— start Information shown —

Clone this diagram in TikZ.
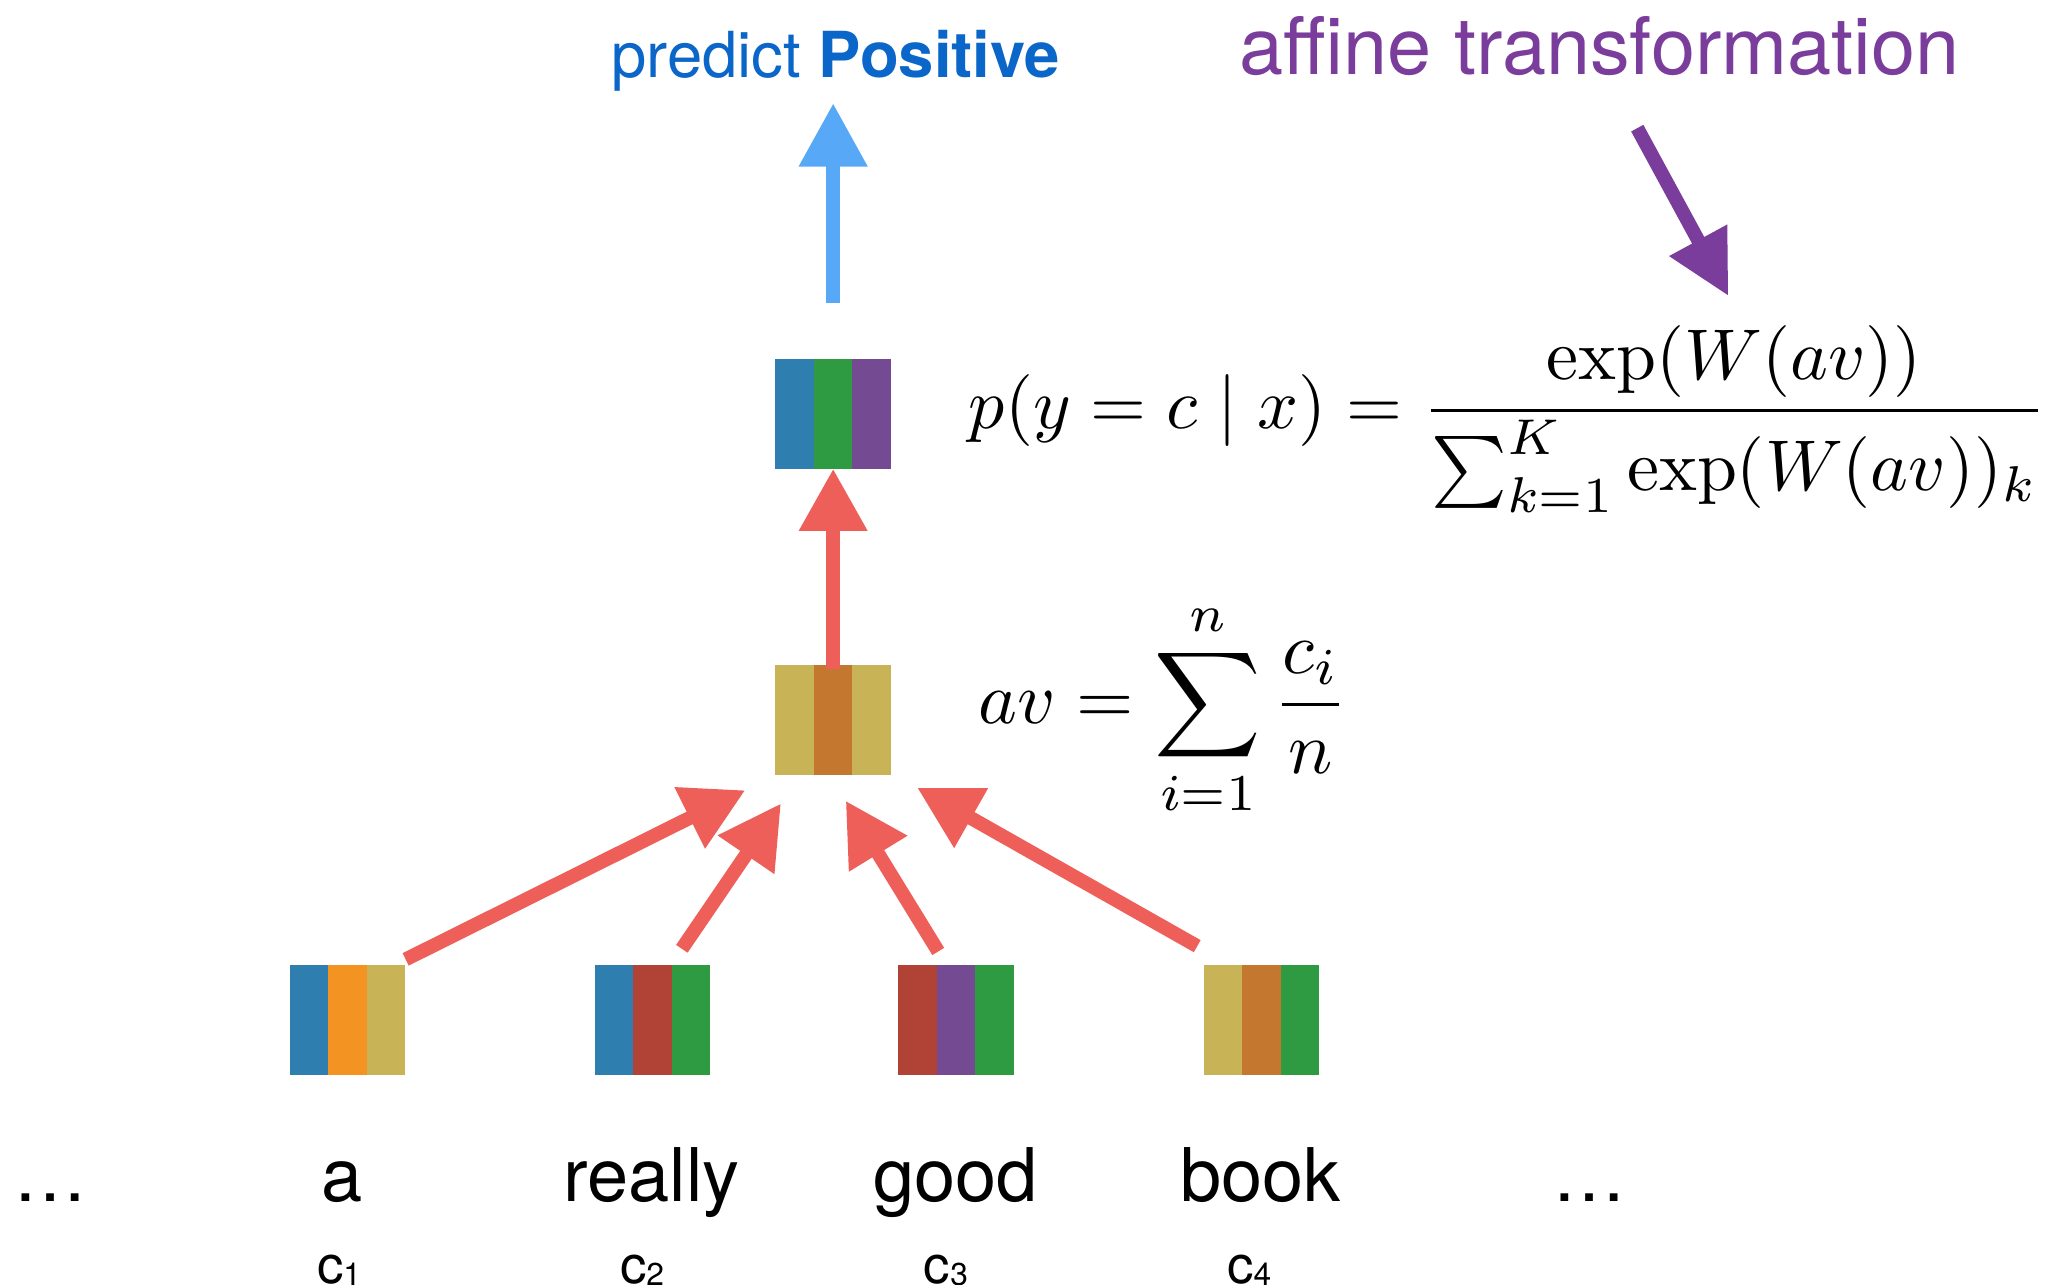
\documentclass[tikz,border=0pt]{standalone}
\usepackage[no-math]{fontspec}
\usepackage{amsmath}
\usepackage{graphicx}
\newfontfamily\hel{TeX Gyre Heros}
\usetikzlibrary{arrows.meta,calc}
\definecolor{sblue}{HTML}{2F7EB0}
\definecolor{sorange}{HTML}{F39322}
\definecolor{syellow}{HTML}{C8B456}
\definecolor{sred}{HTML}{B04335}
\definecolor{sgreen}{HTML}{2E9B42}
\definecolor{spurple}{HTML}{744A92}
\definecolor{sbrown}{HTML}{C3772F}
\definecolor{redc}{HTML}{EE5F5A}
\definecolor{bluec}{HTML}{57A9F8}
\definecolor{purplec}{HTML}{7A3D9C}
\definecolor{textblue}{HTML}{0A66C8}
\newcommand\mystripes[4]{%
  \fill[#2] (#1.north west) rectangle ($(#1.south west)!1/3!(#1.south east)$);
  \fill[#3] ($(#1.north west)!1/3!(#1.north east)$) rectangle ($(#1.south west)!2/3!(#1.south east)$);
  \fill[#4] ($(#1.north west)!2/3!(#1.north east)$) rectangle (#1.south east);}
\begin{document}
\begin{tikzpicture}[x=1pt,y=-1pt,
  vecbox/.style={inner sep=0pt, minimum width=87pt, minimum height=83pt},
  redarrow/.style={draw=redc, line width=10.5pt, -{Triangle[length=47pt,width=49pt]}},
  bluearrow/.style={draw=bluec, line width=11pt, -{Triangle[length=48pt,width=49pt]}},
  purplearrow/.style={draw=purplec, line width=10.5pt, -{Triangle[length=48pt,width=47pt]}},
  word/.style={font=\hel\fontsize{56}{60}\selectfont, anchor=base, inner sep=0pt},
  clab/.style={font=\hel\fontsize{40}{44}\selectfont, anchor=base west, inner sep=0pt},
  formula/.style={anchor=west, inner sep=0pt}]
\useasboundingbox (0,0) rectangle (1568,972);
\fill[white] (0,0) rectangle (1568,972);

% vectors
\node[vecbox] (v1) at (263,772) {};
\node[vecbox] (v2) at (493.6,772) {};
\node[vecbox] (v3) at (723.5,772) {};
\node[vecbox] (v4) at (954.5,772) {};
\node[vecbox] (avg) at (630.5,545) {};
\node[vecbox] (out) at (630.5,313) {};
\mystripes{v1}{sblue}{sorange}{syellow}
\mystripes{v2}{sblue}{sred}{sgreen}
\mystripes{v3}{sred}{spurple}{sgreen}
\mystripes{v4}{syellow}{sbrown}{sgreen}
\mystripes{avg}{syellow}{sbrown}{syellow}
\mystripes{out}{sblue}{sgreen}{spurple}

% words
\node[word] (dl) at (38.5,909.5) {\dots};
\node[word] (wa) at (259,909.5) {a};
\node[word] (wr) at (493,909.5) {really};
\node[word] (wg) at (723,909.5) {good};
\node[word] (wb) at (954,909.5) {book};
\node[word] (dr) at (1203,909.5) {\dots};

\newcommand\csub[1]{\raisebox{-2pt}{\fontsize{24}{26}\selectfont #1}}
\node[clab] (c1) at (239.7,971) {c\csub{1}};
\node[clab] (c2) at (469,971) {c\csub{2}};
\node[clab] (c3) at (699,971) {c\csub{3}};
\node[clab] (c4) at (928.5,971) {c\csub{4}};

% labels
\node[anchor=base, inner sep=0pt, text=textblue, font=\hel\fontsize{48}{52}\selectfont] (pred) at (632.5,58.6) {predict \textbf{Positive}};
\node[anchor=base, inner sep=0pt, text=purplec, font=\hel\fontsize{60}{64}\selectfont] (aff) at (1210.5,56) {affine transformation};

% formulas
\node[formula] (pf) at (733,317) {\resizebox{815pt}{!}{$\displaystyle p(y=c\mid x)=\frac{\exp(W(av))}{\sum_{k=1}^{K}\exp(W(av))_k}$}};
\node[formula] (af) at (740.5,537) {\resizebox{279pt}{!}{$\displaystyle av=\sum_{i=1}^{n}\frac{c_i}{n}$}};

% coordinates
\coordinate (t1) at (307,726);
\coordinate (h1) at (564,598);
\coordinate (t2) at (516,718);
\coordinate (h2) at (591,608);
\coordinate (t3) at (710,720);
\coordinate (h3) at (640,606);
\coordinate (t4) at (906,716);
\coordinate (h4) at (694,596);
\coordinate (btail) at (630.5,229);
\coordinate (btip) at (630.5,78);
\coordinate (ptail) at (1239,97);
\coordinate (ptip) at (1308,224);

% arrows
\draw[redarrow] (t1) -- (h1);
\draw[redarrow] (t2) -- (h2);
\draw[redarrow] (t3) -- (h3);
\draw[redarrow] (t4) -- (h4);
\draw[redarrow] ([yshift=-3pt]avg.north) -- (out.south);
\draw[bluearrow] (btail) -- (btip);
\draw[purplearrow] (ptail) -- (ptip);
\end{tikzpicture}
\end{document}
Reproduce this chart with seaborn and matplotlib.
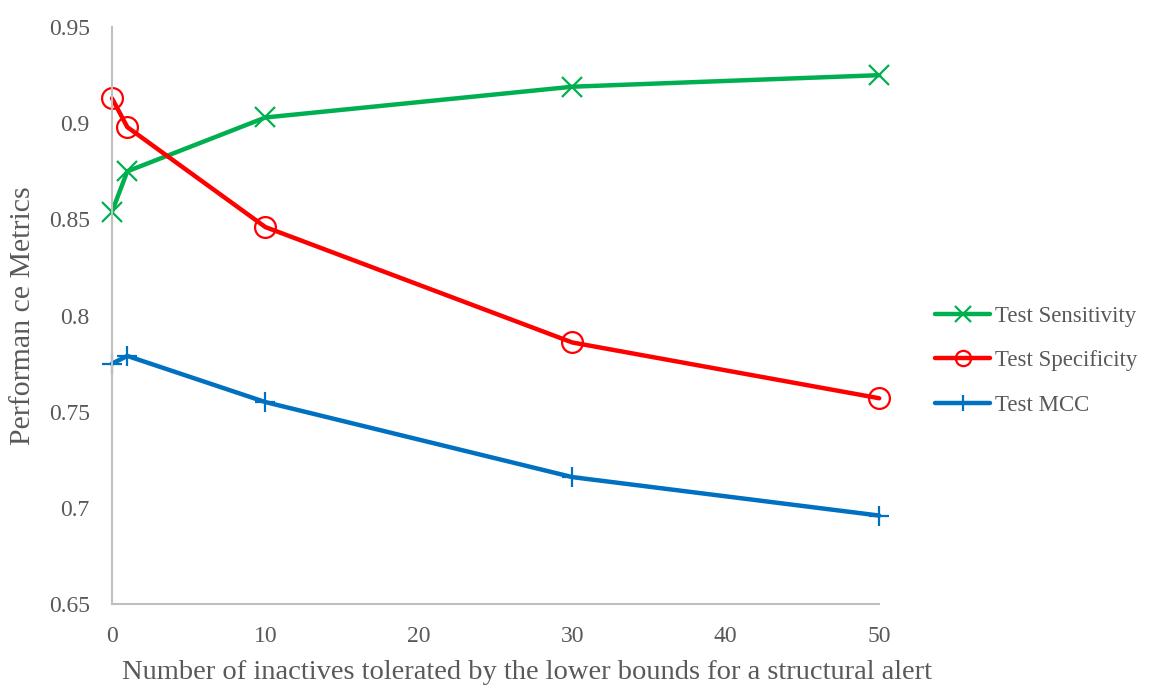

— end Information shown —

Written instruction:
All of the lines above should be retyped precisely, apart from the pictures.

Solved exercise:
Clone this diagram in TikZ.
\documentclass[tikz,border=0pt]{standalone}
\usepackage[no-math]{fontspec}
\usepackage{amsmath}
\usepackage{graphicx}
\newfontfamily\hel{TeX Gyre Heros}
\usetikzlibrary{arrows.meta,calc}
\definecolor{sblue}{HTML}{2F7EB0}
\definecolor{sorange}{HTML}{F39322}
\definecolor{syellow}{HTML}{C8B456}
\definecolor{sred}{HTML}{B04335}
\definecolor{sgreen}{HTML}{2E9B42}
\definecolor{spurple}{HTML}{744A92}
\definecolor{sbrown}{HTML}{C3772F}
\definecolor{redc}{HTML}{EE5F5A}
\definecolor{bluec}{HTML}{57A9F8}
\definecolor{purplec}{HTML}{7A3D9C}
\definecolor{textblue}{HTML}{0A66C8}
\newcommand\mystripes[4]{%
  \fill[#2] (#1.north west) rectangle ($(#1.south west)!1/3!(#1.south east)$);
  \fill[#3] ($(#1.north west)!1/3!(#1.north east)$) rectangle ($(#1.south west)!2/3!(#1.south east)$);
  \fill[#4] ($(#1.north west)!2/3!(#1.north east)$) rectangle (#1.south east);}
\begin{document}
\begin{tikzpicture}[x=1pt,y=-1pt,
  vecbox/.style={inner sep=0pt, minimum width=87pt, minimum height=83pt},
  redarrow/.style={draw=redc, line width=10.5pt, -{Triangle[length=47pt,width=49pt]}},
  bluearrow/.style={draw=bluec, line width=11pt, -{Triangle[length=48pt,width=49pt]}},
  purplearrow/.style={draw=purplec, line width=10.5pt, -{Triangle[length=48pt,width=47pt]}},
  word/.style={font=\hel\fontsize{56}{60}\selectfont, anchor=base, inner sep=0pt},
  clab/.style={font=\hel\fontsize{40}{44}\selectfont, anchor=base west, inner sep=0pt},
  formula/.style={anchor=west, inner sep=0pt}]
\useasboundingbox (0,0) rectangle (1568,972);
\fill[white] (0,0) rectangle (1568,972);

% vectors
\node[vecbox] (v1) at (263,772) {};
\node[vecbox] (v2) at (493.6,772) {};
\node[vecbox] (v3) at (723.5,772) {};
\node[vecbox] (v4) at (954.5,772) {};
\node[vecbox] (avg) at (630.5,545) {};
\node[vecbox] (out) at (630.5,313) {};
\mystripes{v1}{sblue}{sorange}{syellow}
\mystripes{v2}{sblue}{sred}{sgreen}
\mystripes{v3}{sred}{spurple}{sgreen}
\mystripes{v4}{syellow}{sbrown}{sgreen}
\mystripes{avg}{syellow}{sbrown}{syellow}
\mystripes{out}{sblue}{sgreen}{spurple}

% words
\node[word] (dl) at (38.5,909.5) {\dots};
\node[word] (wa) at (259,909.5) {a};
\node[word] (wr) at (493,909.5) {really};
\node[word] (wg) at (723,909.5) {good};
\node[word] (wb) at (954,909.5) {book};
\node[word] (dr) at (1203,909.5) {\dots};

\newcommand\csub[1]{\raisebox{-2pt}{\fontsize{24}{26}\selectfont #1}}
\node[clab] (c1) at (239.7,971) {c\csub{1}};
\node[clab] (c2) at (469,971) {c\csub{2}};
\node[clab] (c3) at (699,971) {c\csub{3}};
\node[clab] (c4) at (928.5,971) {c\csub{4}};

% labels
\node[anchor=base, inner sep=0pt, text=textblue, font=\hel\fontsize{48}{52}\selectfont] (pred) at (632.5,58.6) {predict \textbf{Positive}};
\node[anchor=base, inner sep=0pt, text=purplec, font=\hel\fontsize{60}{64}\selectfont] (aff) at (1210.5,56) {affine transformation};

% formulas
\node[formula] (pf) at (733,317) {\resizebox{815pt}{!}{$\displaystyle p(y=c\mid x)=\frac{\exp(W(av))}{\sum_{k=1}^{K}\exp(W(av))_k}$}};
\node[formula] (af) at (740.5,537) {\resizebox{279pt}{!}{$\displaystyle av=\sum_{i=1}^{n}\frac{c_i}{n}$}};

% coordinates
\coordinate (t1) at (307,726);
\coordinate (h1) at (564,598);
\coordinate (t2) at (516,718);
\coordinate (h2) at (591,608);
\coordinate (t3) at (710,720);
\coordinate (h3) at (640,606);
\coordinate (t4) at (906,716);
\coordinate (h4) at (694,596);
\coordinate (btail) at (630.5,229);
\coordinate (btip) at (630.5,78);
\coordinate (ptail) at (1239,97);
\coordinate (ptip) at (1308,224);

% arrows
\draw[redarrow] (t1) -- (h1);
\draw[redarrow] (t2) -- (h2);
\draw[redarrow] (t3) -- (h3);
\draw[redarrow] (t4) -- (h4);
\draw[redarrow] ([yshift=-3pt]avg.north) -- (out.south);
\draw[bluearrow] (btail) -- (btip);
\draw[purplearrow] (ptail) -- (ptip);
\end{tikzpicture}
\end{document}
Reproduce this chart with seaborn and matplotlib.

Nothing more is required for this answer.